■ DIRECTIONS FOR THIS TASK ■
Identify each line below containing the string "code" and copy it.

■ DATA TO USE ■

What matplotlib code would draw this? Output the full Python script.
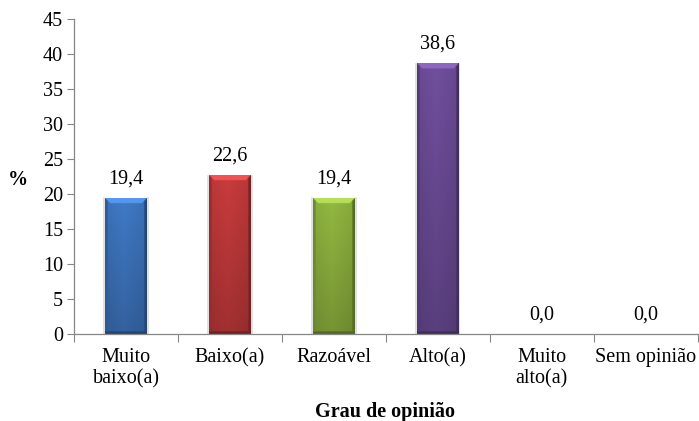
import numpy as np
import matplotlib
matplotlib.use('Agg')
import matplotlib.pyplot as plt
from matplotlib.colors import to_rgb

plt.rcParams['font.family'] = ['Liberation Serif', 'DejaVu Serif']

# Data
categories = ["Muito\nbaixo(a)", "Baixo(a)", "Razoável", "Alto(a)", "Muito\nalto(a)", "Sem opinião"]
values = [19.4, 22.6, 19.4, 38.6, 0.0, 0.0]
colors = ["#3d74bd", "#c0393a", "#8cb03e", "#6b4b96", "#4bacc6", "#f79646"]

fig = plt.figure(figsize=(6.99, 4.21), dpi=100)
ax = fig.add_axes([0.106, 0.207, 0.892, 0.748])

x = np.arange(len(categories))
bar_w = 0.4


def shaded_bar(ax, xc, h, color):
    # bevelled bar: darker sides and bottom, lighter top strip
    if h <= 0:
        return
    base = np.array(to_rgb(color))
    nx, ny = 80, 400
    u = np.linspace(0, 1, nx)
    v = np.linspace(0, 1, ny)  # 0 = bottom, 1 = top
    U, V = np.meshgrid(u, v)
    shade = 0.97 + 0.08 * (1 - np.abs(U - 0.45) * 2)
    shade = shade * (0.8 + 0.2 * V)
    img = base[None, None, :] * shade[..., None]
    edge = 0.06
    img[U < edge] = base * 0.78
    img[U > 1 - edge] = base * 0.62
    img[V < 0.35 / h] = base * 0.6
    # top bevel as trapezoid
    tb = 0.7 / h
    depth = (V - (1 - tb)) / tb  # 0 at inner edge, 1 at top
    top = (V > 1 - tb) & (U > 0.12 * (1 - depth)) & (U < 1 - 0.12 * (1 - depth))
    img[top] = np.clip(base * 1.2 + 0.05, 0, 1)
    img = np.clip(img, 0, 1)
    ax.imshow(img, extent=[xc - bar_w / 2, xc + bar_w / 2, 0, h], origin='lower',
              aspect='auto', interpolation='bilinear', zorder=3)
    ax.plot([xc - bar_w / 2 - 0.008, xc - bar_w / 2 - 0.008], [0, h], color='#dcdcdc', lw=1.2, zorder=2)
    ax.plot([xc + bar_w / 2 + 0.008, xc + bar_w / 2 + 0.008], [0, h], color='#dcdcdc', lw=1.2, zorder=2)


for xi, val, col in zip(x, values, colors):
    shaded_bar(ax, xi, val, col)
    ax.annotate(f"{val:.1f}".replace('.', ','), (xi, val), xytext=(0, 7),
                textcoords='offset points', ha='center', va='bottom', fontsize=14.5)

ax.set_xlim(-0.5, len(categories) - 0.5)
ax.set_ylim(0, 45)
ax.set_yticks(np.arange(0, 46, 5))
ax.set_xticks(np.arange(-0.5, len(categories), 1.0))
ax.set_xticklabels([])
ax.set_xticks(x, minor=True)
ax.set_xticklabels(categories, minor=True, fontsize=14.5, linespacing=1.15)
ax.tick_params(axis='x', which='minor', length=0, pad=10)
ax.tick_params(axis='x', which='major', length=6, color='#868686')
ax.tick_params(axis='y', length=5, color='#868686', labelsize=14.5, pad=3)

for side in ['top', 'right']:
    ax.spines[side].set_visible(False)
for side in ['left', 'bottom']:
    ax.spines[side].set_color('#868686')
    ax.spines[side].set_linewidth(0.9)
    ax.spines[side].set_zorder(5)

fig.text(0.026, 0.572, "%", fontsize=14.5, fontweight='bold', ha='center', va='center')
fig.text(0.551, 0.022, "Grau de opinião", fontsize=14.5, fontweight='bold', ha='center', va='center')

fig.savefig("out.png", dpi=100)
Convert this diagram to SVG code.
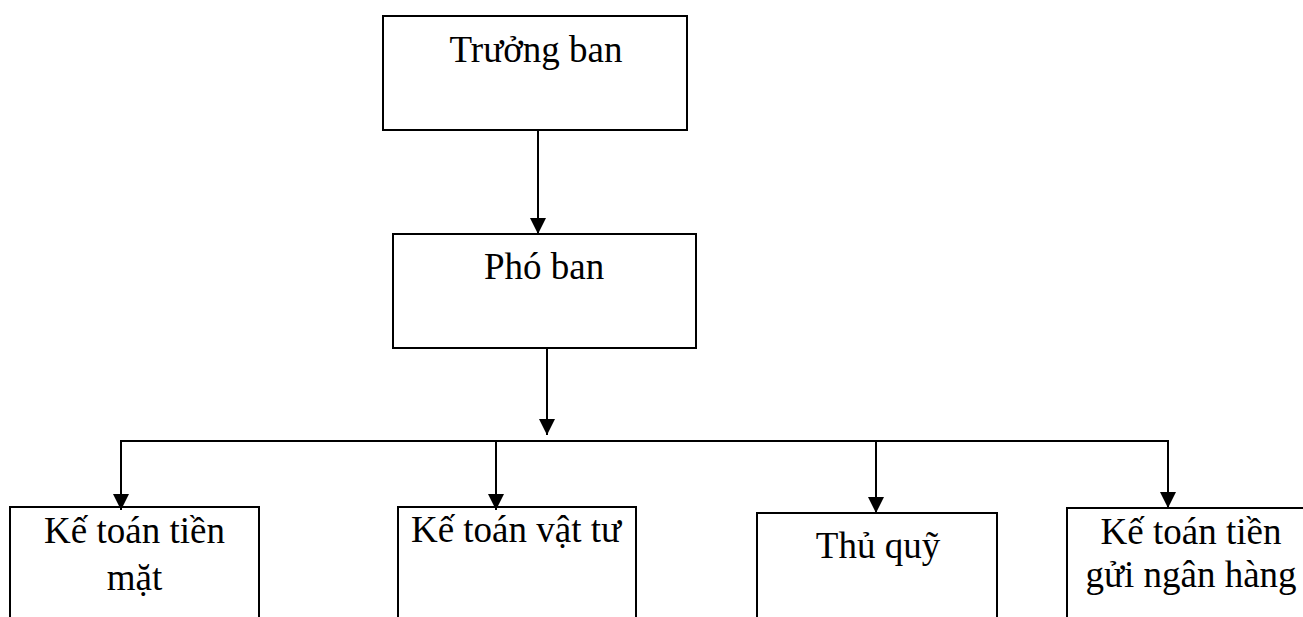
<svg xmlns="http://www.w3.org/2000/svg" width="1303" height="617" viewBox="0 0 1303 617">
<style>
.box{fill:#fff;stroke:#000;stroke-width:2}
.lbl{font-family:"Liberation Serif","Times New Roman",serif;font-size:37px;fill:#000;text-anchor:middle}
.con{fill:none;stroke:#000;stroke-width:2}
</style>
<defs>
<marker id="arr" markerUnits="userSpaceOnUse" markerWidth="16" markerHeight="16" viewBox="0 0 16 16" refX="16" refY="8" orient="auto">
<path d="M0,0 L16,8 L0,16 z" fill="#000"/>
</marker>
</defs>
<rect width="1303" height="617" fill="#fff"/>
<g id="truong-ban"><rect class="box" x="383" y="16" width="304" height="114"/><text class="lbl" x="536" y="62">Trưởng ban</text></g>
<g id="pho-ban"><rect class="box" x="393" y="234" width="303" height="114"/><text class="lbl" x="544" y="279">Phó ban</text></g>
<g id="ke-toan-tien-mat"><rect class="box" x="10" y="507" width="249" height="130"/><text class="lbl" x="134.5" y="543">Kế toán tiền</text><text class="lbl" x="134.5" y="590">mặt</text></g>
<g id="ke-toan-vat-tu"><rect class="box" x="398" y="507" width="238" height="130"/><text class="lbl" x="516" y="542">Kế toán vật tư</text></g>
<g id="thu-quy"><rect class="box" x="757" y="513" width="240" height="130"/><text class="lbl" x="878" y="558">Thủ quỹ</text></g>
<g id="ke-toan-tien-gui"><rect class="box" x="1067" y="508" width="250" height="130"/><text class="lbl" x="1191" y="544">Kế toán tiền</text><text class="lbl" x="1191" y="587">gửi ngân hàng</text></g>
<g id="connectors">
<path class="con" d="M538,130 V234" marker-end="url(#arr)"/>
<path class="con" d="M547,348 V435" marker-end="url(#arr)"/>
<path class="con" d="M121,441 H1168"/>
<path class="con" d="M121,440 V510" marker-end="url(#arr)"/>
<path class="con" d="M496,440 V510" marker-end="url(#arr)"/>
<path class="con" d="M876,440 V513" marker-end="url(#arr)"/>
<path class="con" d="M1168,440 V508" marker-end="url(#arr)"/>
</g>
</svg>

■ REPLY ■
What matplotlib code would draw this? Output the full Python script.
Convert this diagram to SVG code.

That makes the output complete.